WORK TO DO » Return, exactly as written, the lines that start at the one holding "What matplotlib code" and end at the one holding "ax.plot([xt, xt], [fl, fl", with both of those lines kept. Skip any pictures.

INFORMATION PROVIDED »

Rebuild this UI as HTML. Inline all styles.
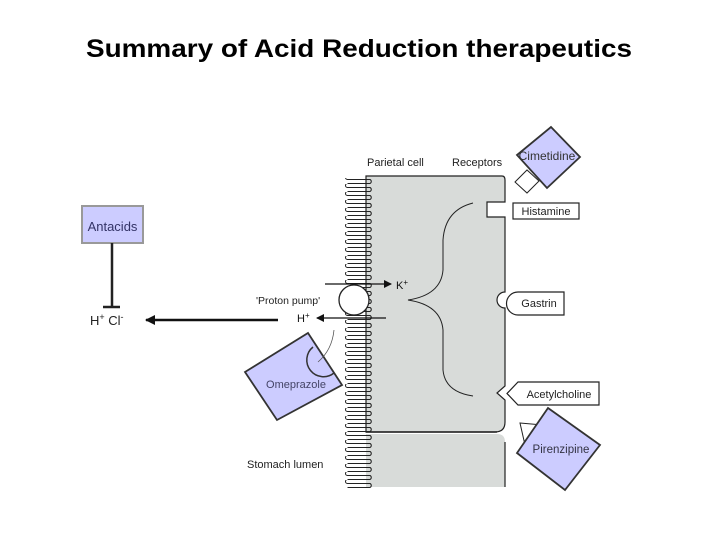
<!DOCTYPE html>
<html><head><style>
html,body{margin:0;padding:0;background:#fff;}
svg{display:block;}
text{font-family:"Liberation Sans",Arial,sans-serif;}
</style></head><body>
<svg width="720" height="540" viewBox="0 0 720 540" xmlns="http://www.w3.org/2000/svg">
<defs>
<pattern id="villi" x="344" y="176" width="32" height="8" patternUnits="userSpaceOnUse">
<path d="M26,-4.5 A2.2,2.2 0 0 1 26,-0.5 M26,-0.5 H3.5 A2,2 0 0 0 3.5,3.5 H26 A2.2,2.2 0 0 1 26,7.5 M26,7.5 H3.5" fill="none" stroke="#222" stroke-width="1"/>
</pattern>
<marker id="ah" markerWidth="8" markerHeight="8" refX="7" refY="4" orient="auto" markerUnits="userSpaceOnUse">
<path d="M0,0 L8,4 L0,8 z" fill="#111"/>
</marker>
<marker id="ah2" markerWidth="10" markerHeight="10" refX="9" refY="5" orient="auto" markerUnits="userSpaceOnUse">
<path d="M0,0 L10,5 L0,10 z" fill="#111"/>
</marker>
</defs>
<text x="359" y="57" font-size="25" font-weight="bold" text-anchor="middle" fill="#000" textLength="546" lengthAdjust="spacingAndGlyphs">Summary of Acid Reduction therapeutics</text>

<!-- cell -->
<path d="M366,176 H502 Q505,176 505,180 V202 H487 V217 H505 V292 A8,8 0 0 0 505,308 V386 L497,393 L505,400 V422 Q505,432 495,432 H366 Z" fill="#d8dbd9" stroke="#222" stroke-width="1.2"/>
<path d="M366,434 H497 Q505,434 505,442 V487 H366 Z" fill="#d8dbd9" stroke="none"/>
<path d="M505,442 V487" stroke="#222" stroke-width="1.2" fill="none"/>
<path d="M366,432 H497" stroke="#222" stroke-width="1.5"/>
<rect x="344" y="178" width="32" height="310" fill="url(#villi)"/>

<!-- brace -->
<path d="M473,203 Q445,210 443,240 V270 Q441,295 408,300 Q441,305 443,330 V370 Q445,392 473,396" fill="none" stroke="#222" stroke-width="1"/>

<text x="367" y="166" font-size="11" fill="#222">Parietal cell</text>
<text x="452" y="166" font-size="11" fill="#222">Receptors</text>

<!-- proton pump -->
<line x1="325" y1="284" x2="391" y2="284" stroke="#111" stroke-width="1.3" marker-end="url(#ah)"/>
<text x="396" y="289" font-size="11" fill="#111">K<tspan dy="-4" font-size="8">+</tspan></text>
<circle cx="354" cy="300" r="15" fill="#fff" stroke="#222" stroke-width="1.3"/>
<line x1="386" y1="318" x2="317" y2="318" stroke="#111" stroke-width="1.3" marker-end="url(#ah)"/>
<text x="297" y="322" font-size="11" fill="#111">H<tspan dy="-4" font-size="8">+</tspan></text>
<text x="256" y="304" font-size="10.5" fill="#222">'Proton pump'</text>

<!-- receptor ligands -->
<rect x="513" y="203" width="66" height="16" fill="#fff" stroke="#222" stroke-width="1.2"/>
<text x="546" y="215" font-size="11" text-anchor="middle" fill="#222">Histamine</text>
<path d="M518,292 H564 V315 H518 A11.5,11.5 0 0 1 518,292 Z" fill="#fff" stroke="#222" stroke-width="1.2"/>
<text x="539" y="307" font-size="11" text-anchor="middle" fill="#222">Gastrin</text>
<path d="M518,382 H599 V405 H518 L507,393.5 Z" fill="#fff" stroke="#222" stroke-width="1.2"/>
<text x="559" y="398" font-size="11" text-anchor="middle" fill="#222">Acetylcholine</text>

<!-- cimetidine -->
<path d="M515,182 L527,170 L539,181 L527,193 Z" fill="#fff" stroke="#222" stroke-width="1"/>
<path d="M551,127 L580,157 L547,188 L517,155 Z" fill="#ccccff" stroke="#333" stroke-width="1.8"/>
<text x="547" y="160" font-size="12" text-anchor="middle" fill="#333">Cimetidine</text>

<!-- pirenzipine -->
<path d="M520,423 L543,425 L525,445 Z" fill="#fff" stroke="#222" stroke-width="1"/>
<path d="M548,408 L600,445 L565,490 L517,453 Z" fill="#ccccff" stroke="#333" stroke-width="1.8"/>
<text x="561" y="453" font-size="11.5" text-anchor="middle" fill="#334">Pirenzipine</text>

<!-- omeprazole -->
<path d="M308,333 L342,385 L277,420 L245,372 Z" fill="#ccccff" stroke="#333" stroke-width="1.8"/>
<path d="M313,347 A15,15 0 0 0 334,373" fill="none" stroke="#333" stroke-width="1.5"/>
<path d="M334,330 Q332,350 318,362" fill="none" stroke="#555" stroke-width="0.8"/>
<text x="296" y="388" font-size="11" text-anchor="middle" fill="#446">Omeprazole</text>

<text x="247" y="468" font-size="11" fill="#222">Stomach lumen</text>

<!-- left -->
<rect x="82" y="206" width="61" height="37" fill="#ccccff" stroke="#999" stroke-width="2"/>
<text x="112.5" y="231" font-size="13" text-anchor="middle" fill="#336">Antacids</text>
<line x1="112" y1="243" x2="112" y2="307" stroke="#222" stroke-width="2.5"/>
<line x1="103" y1="307" x2="120" y2="307" stroke="#222" stroke-width="2.5"/>
<text x="90" y="325" font-size="13" fill="#222">H<tspan dy="-5" font-size="9">+</tspan><tspan dy="5"> Cl</tspan><tspan dy="-5" font-size="9">-</tspan></text>
<line x1="278" y1="320" x2="146" y2="320" stroke="#111" stroke-width="2.5" marker-end="url(#ah2)"/>
</svg>
</body></html>
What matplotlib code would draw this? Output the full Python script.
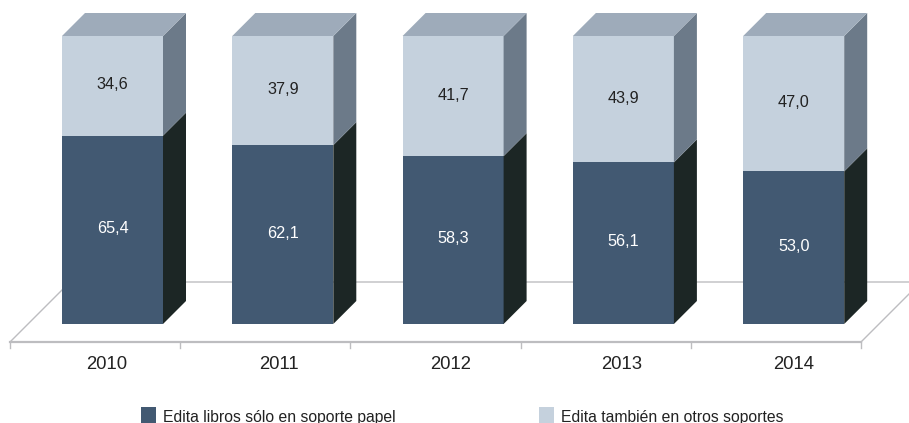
import matplotlib
matplotlib.use('Agg')
import matplotlib.pyplot as plt
from matplotlib.patches import Polygon

plt.rcParams['font.family'] = ['Liberation Sans', 'DejaVu Sans']

years = ['2010', '2011', '2012', '2013', '2014']
papel = [65.4, 62.1, 58.3, 56.1, 53.0]
otros = [34.6, 37.9, 41.7, 43.9, 47.0]
names = ['Edita libros sólo en soporte papel', 'Edita también en otros soportes']

DARK = '#425972'
LIGHT = '#c5d1dd'
TOP = '#9eabba'
SIDE_LIGHT = '#6c7a89'
SIDE_DARK = '#1c2625'
LINE = '#bdbdc0'

W, H = 909, 423
step = 170.3     # px per category
unit = 2.88      # px per percent
x0 = 112.5       # px of first category
y0 = 324         # px of value 0

f = plt.figure(figsize=(W / 100, H / 100), dpi=100)
ax = f.add_axes([0, 0, 1, 1])
ax.set_xlim(-x0 / step, (W - x0) / step)
ax.set_ylim(-(H - y0) / unit, y0 / unit)
ax.axis('off')

# depth of the fake 3d, in data units
dx = 23 / step
dy = 23 / unit
bw = 101 / step

# floor
fl = -18 / unit
left = (10 - x0) / step
right = (861 - x0) / step
back = fl + 60 / unit
shift = 60 / step
ax.plot([left, left + shift, right + shift], [fl, back, back], color=LINE, lw=1, zorder=1)
ax.plot([right, right + shift], [fl, back], color=LINE, lw=1, zorder=1)
ax.plot([left, right], [fl, fl], color=LINE, lw=1.6, zorder=1)
for i in range(len(years) + 1):
    xt = left + i * (right - left) / len(years)
    ax.plot([xt, xt], [fl, fl - 6 / unit], color=LINE, lw=1, zorder=1)

for i, year in enumerate(years):
    a = papel[i]
    b = otros[i]
    l = i - bw / 2
    r = i + bw / 2
    ax.bar(i, a, bw, color=DARK, zorder=3)
    ax.bar(i, b, bw, bottom=a, color=LIGHT, zorder=3)
    ax.add_patch(Polygon([(r, 0), (r + dx, dy), (r + dx, a + dy), (r, a)], color=SIDE_DARK, lw=0, zorder=3))
    ax.add_patch(Polygon([(r, a), (r + dx, a + dy), (r + dx, a + b + dy), (r, a + b)], color=SIDE_LIGHT, lw=0, zorder=3))
    ax.add_patch(Polygon([(l, a + b), (l + dx, a + b + dy), (r + dx, a + b + dy), (r, a + b)], color=TOP, lw=0, zorder=3))
    ax.text(i, a / 2 + 0.5, ('%.1f' % a).replace('.', ','), color='white', fontsize=11.7, ha='center', va='center', zorder=4)
    ax.text(i, a + b / 2 + 0.3, ('%.1f' % b).replace('.', ','), color='#222222', fontsize=11.7, ha='center', va='center', zorder=4)
    ax.text(i - 0.033 + 0.008 * i, (y0 - 364) / unit, year, color='#222222', fontsize=13.3, ha='center', va='center')

# legend
leg_x = [(141 - x0) / step, (539 - x0) / step]
for lx, name, col in zip(leg_x, names, [DARK, LIGHT]):
    ax.add_patch(Polygon([(lx, (y0 - 407) / unit), (lx + 15 / step, (y0 - 407) / unit),
                          (lx + 15 / step, (y0 - 424) / unit), (lx, (y0 - 424) / unit)], color=col, lw=0))
    ax.text(lx + 22 / step, (y0 - 417) / unit, name, color='#222222', fontsize=11.3, ha='left', va='center')

f.savefig('out.png', dpi=100)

TASK OUTPUT »
What matplotlib code would draw this? Output the full Python script.
import matplotlib
matplotlib.use('Agg')
import matplotlib.pyplot as plt
from matplotlib.patches import Polygon

plt.rcParams['font.family'] = ['Liberation Sans', 'DejaVu Sans']

years = ['2010', '2011', '2012', '2013', '2014']
papel = [65.4, 62.1, 58.3, 56.1, 53.0]
otros = [34.6, 37.9, 41.7, 43.9, 47.0]
names = ['Edita libros sólo en soporte papel', 'Edita también en otros soportes']

DARK = '#425972'
LIGHT = '#c5d1dd'
TOP = '#9eabba'
SIDE_LIGHT = '#6c7a89'
SIDE_DARK = '#1c2625'
LINE = '#bdbdc0'

W, H = 909, 423
step = 170.3     # px per category
unit = 2.88      # px per percent
x0 = 112.5       # px of first category
y0 = 324         # px of value 0

f = plt.figure(figsize=(W / 100, H / 100), dpi=100)
ax = f.add_axes([0, 0, 1, 1])
ax.set_xlim(-x0 / step, (W - x0) / step)
ax.set_ylim(-(H - y0) / unit, y0 / unit)
ax.axis('off')

# depth of the fake 3d, in data units
dx = 23 / step
dy = 23 / unit
bw = 101 / step

# floor
fl = -18 / unit
left = (10 - x0) / step
right = (861 - x0) / step
back = fl + 60 / unit
shift = 60 / step
ax.plot([left, left + shift, right + shift], [fl, back, back], color=LINE, lw=1, zorder=1)
ax.plot([right, right + shift], [fl, back], color=LINE, lw=1, zorder=1)
ax.plot([left, right], [fl, fl], color=LINE, lw=1.6, zorder=1)
for i in range(len(years) + 1):
    xt = left + i * (right - left) / len(years)
    ax.plot([xt, xt], [fl, fl - 6 / unit], color=LINE, lw=1, zorder=1)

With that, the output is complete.